Nedim Durić

Personal information
- Full name: Nedim Durić
- Date of birth: July 24, 1993 (age 31)
- Place of birth: Cazin, Bosnia and Herzegovina
- Height: 1.78 m (5 ft 10 in)
- Position(s): Midfielder

Team information
- Current team: Edelweiss Linz
- Number: 7

Youth career
- FK Krajina Cazin U19

Senior career*
- Years: Team / Apps / (Gls)
- 2011: Krajina Cazin
- 2011: FC Luka Koper U19
- 2012-2013: Gorica / 5 / (0)
- 2013–2014: Olimpic Sarajevo / 3 / (0)
- 2014: Jedinstvo Bihać
- 2015-: Edelweiss Linz / 121 / (23)

= Nedim Durić =

Bosnian-Herzegovinian footballer

Nedim Durić (born 24 July 1993 in Cazin) is a Bosnian-Herzegovinian footballer currently playing for Austrian 4th tier side Union Edelweiss Linz.
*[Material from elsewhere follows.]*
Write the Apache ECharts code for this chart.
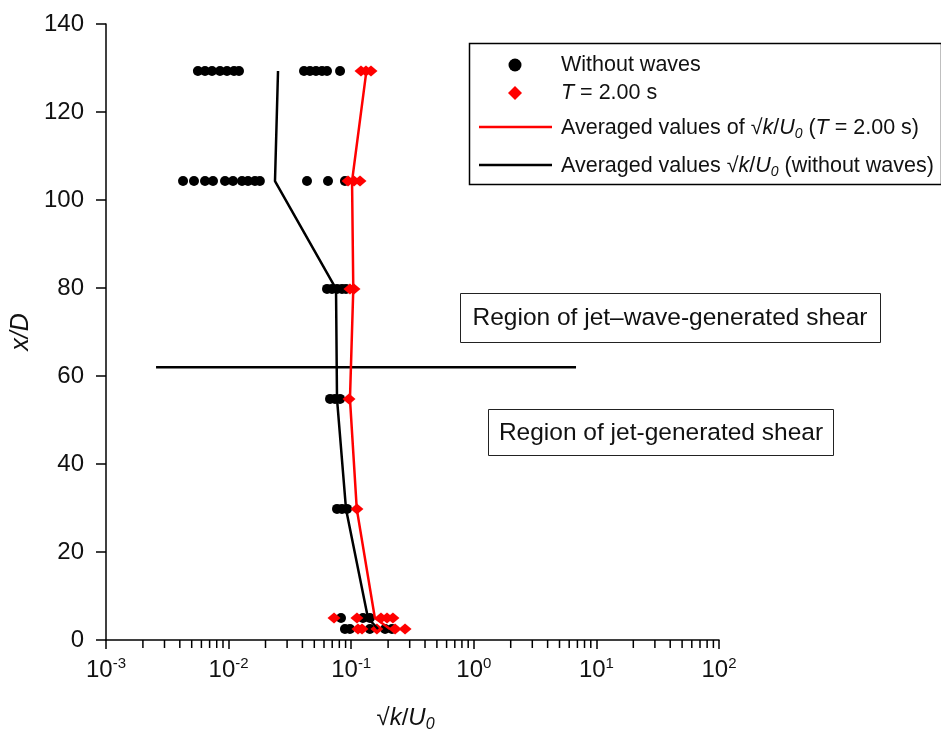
<!DOCTYPE html>
<html>
<head>
<meta charset="utf-8">
<script src="https://cdn.jsdelivr.net/npm/echarts@6/dist/echarts.min.js"></script>
<style>html,body{margin:0;padding:0;background:#fff}#c{width:941px;height:731px}</style>
</head>
<body>
<div id="c"></div>
<script>
// ---- data ----
const yTicks = [0, 20, 40, 60, 80, 100, 120, 140];
const xDecades = [0.001, 0.01, 0.1, 1, 10, 100];
const minorTickValues = [];
[0.001, 0.01, 0.1, 1, 10].forEach(function (d) { for (let m = 2; m <= 9; m++) minorTickValues.push(+(d * m).toPrecision(3)); });

const withoutWavesPts = [
  [0.00562,129.3],[0.00642,129.3],[0.00732,129.3],[0.00851,129.3],[0.0097,129.3],[0.01107,129.3],[0.01216,129.3],
  [0.0412,129.3],[0.0461,129.3],[0.0516,129.3],[0.0578,129.3],[0.0635,129.3],[0.0811,129.3],
  [0.00425,104.3],[0.00522,104.3],[0.00642,104.3],[0.00746,104.3],[0.00935,104.3],[0.01086,104.3],[0.01286,104.3],
  [0.0144,104.3],[0.0164,104.3],[0.018,104.3],[0.0436,104.3],[0.0647,104.3],[0.0889,104.3],
  [0.0635,79.8],[0.0697,79.8],[0.0766,79.8],[0.0841,79.8],[0.0907,79.8],
  [0.0672,54.8],[0.0738,54.8],[0.0811,54.8],
  [0.0766,29.8],[0.0841,29.8],[0.0924,29.8],
  [0.0826,5],[0.1247,5],[0.142,5],
  [0.0889,2.5],[0.0977,2.5],[0.142,2.5],[0.189,2.5],[0.215,2.5]
];
const wavesPts = [
  [0.1202,129.3],[0.132,129.3],[0.145,129.3],
  [0.0942,104.3],[0.1054,104.3],[0.118,104.3],
  [0.0977,79.8],[0.1054,79.8],
  [0.096,54.8],
  [0.1114,29.8],
  [0.0724,5],[0.1114,5],[0.175,5],[0.196,5],[0.219,5],
  [0.1135,2.5],[0.1225,2.5],[0.162,2.5],[0.228,2.5],[0.275,2.5]
];
const avgWithoutWaves = [[0.0253,129.3],[0.0239,104.3],[0.0752,79.8],[0.0766,54.8],[0.0907,29.8],[0.137,5],[0.1655,2.5]];
const avgWaves = [[0.133,129.3],[0.1016,104.3],[0.104,79.8],[0.0977,54.8],[0.111,29.8],[0.156,5],[0.207,2.5]];
const dividerLine = [[0.00256,62],[6.82,62]];

const FONT = '"Liberation Sans", Arial, sans-serif';
const TXT = '#111';
const LF = 21.5; // legend font size

const chart = echarts.init(document.getElementById('c'), null, {renderer: 'canvas'});
chart.setOption({
  animation: false,
  backgroundColor: '#fff',
  grid: {left: 106, right: 222, top: 24, bottom: 91, outerBoundsMode: 'none', containLabel: false},
  xAxis: {
    type: 'log', logBase: 10, min: 0.001, max: 100,
    name: '{r|√}{i|k}{n|/}{i|U}{sub|0}',
    nameLocation: 'middle', nameGap: 63,
    nameTextStyle: {
      fontFamily: FONT, color: TXT, fontSize: 24, padding: [0, 14, 0, 0],
      rich: {
        r: {fontFamily: FONT, fontSize: 24, color: TXT, lineHeight: 30},
        n: {fontFamily: FONT, fontSize: 24, color: TXT, lineHeight: 30},
        i: {fontFamily: FONT, fontSize: 24, fontStyle: 'italic', color: TXT, lineHeight: 30},
        sub: {fontFamily: FONT, fontSize: 16, fontStyle: 'italic', color: TXT, lineHeight: 13, verticalAlign: 'bottom'}
      }
    },
    axisLine: {show: true, lineStyle: {color: '#000', width: 1.5}},
    axisTick: {show: true, inside: false, length: 9, lineStyle: {color: '#000', width: 1.5}},
    minorTick: {show: false},
    splitLine: {show: false},
    axisLabel: {
      margin: 16,
      formatter: function (v) { const e = Math.round(Math.log10(v)); return '{b|10}{s|' + e + '}'; },
      rich: {
        b: {fontFamily: FONT, fontSize: 24, color: TXT, lineHeight: 28},
        s: {fontFamily: FONT, fontSize: 15, color: TXT, lineHeight: 12, verticalAlign: 'top'}
      }
    }
  },
  yAxis: {
    type: 'value', min: 0, max: 140, interval: 20,
    name: 'x/D', nameLocation: 'middle', nameGap: 67, nameRotate: 90,
    nameTextStyle: {fontFamily: FONT, fontSize: 25, fontStyle: 'italic', color: TXT},
    axisLine: {show: true, lineStyle: {color: '#000', width: 1.5}},
    axisTick: {show: true, inside: false, length: 10, lineStyle: {color: '#000', width: 1.5}},
    splitLine: {show: false},
    axisLabel: {margin: 22, fontFamily: FONT, fontSize: 24, color: TXT}
  },
  series: [
    {
      type: 'custom', name: 'minorTicks', silent: true, clip: false, z: 1,
      data: minorTickValues.map(function (v) { return [v, 0]; }),
      renderItem: function (params, api) {
        const p = api.coord([api.value(0), 0]);
        return {type: 'line', shape: {x1: p[0], y1: p[1], x2: p[0], y2: p[1] + 8}, style: {stroke: '#000', lineWidth: 1.5}};
      }
    },
    {type: 'scatter', name: 'Without waves', data: withoutWavesPts, symbol: 'circle', symbolSize: 10,
      itemStyle: {color: '#000', opacity: 1}, z: 2},
    {type: 'scatter', name: 'T = 2.00 s', data: wavesPts, symbol: 'diamond', symbolSize: [13, 11],
      itemStyle: {color: '#ff0000', opacity: 1}, z: 3},
    {type: 'line', name: 'avgWithout', data: avgWithoutWaves, symbol: 'none', lineStyle: {color: '#000', width: 2.5}, z: 4},
    {type: 'line', name: 'avgWaves', data: avgWaves, symbol: 'none', lineStyle: {color: '#ff0000', width: 2.5}, z: 5},
    {type: 'line', name: 'divider', data: dividerLine, symbol: 'none', lineStyle: {color: '#000', width: 2.5}, z: 4}
  ],
  graphic: [
    {type: 'rect', z: 100, shape: {x: 469.5, y: 43.5, width: 472, height: 141}, style: {fill: '#fff', stroke: '#000', lineWidth: 1.5}},
    {type: 'circle', z: 101, shape: {cx: 515, cy: 65, r: 6.5}, style: {fill: '#000'}},
    {type: 'polygon', z: 101, shape: {points: [[508, 93], [515, 86], [522, 93], [515, 100]]}, style: {fill: '#ff0000'}},
    {type: 'line', z: 101, shape: {x1: 479, y1: 127, x2: 552, y2: 127}, style: {stroke: '#ff0000', lineWidth: 2.5}},
    {type: 'line', z: 101, shape: {x1: 479, y1: 165, x2: 552, y2: 165}, style: {stroke: '#000', lineWidth: 2.5}},
    {type: 'text', z: 101, x: 561, y: 65, style: {text: 'Without waves', font: LF + 'px ' + FONT, fill: TXT, verticalAlign: 'middle'}},
    {type: 'text', z: 101, x: 561, y: 93, style: {
      text: '{i|T}{n| = 2.00 s}', verticalAlign: 'middle', fill: TXT,
      rich: {i: {font: 'italic ' + LF + 'px ' + FONT, fill: TXT, lineHeight: 26}, n: {font: LF + 'px ' + FONT, fill: TXT, lineHeight: 26}}
    }},
    {type: 'text', z: 101, x: 561, y: 128, style: {
      text: '{n|Averaged values of √}{i|k}{n|/}{i|U}{sub|0}{n| (}{i|T}{n| = 2.00 s)}', verticalAlign: 'middle', fill: TXT,
      rich: {
        i: {font: 'italic ' + LF + 'px ' + FONT, fill: TXT, lineHeight: 26},
        n: {font: LF + 'px ' + FONT, fill: TXT, lineHeight: 26},
        sub: {font: 'italic 14px ' + FONT, fill: TXT, lineHeight: 12, verticalAlign: 'bottom'}
      }
    }},
    {type: 'text', z: 101, x: 561, y: 166, style: {
      text: '{n|Averaged values √}{i|k}{n|/}{i|U}{sub|0}{n| (without waves)}', verticalAlign: 'middle', fill: TXT,
      rich: {
        i: {font: 'italic ' + LF + 'px ' + FONT, fill: TXT, lineHeight: 26},
        n: {font: LF + 'px ' + FONT, fill: TXT, lineHeight: 26},
        sub: {font: 'italic 14px ' + FONT, fill: TXT, lineHeight: 12, verticalAlign: 'bottom'}
      }
    }},
    {type: 'rect', z: 100, shape: {x: 460.5, y: 293.5, width: 420, height: 49}, style: {fill: '#fff', stroke: '#222', lineWidth: 1}},
    {type: 'text', z: 101, x: 670, y: 318, style: {text: 'Region of jet\u2013wave-generated shear', font: '24.5px ' + FONT, fill: TXT, align: 'center', verticalAlign: 'middle'}},
    {type: 'rect', z: 100, shape: {x: 488.5, y: 409.5, width: 345, height: 46}, style: {fill: '#fff', stroke: '#222', lineWidth: 1}},
    {type: 'text', z: 101, x: 661, y: 433, style: {text: 'Region of jet-generated shear', font: '24.5px ' + FONT, fill: TXT, align: 'center', verticalAlign: 'middle'}}
  ]
});
</script>
</body>
</html>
He plays as a left midfielder.

== Club career ==
Durić started out playing for FK Krajina Cazin's U19 team before he was transferred into the senior team where he played for seven months until he was taken into the Slovenian team FC Luka Koper's U19 team. There he would spend an entire year polishing his skills before being transferred to another Slovenian team, namely ND Gorica. It was there that he made his debut in the Slovenian PrvaLiga as a substitute, during a match between his new team and ND Mura 05, on 24 November 2012.
During the summer of 2013 he transferred to the Bosnian-Herzegovinian team FK Olimpic Sarajevo.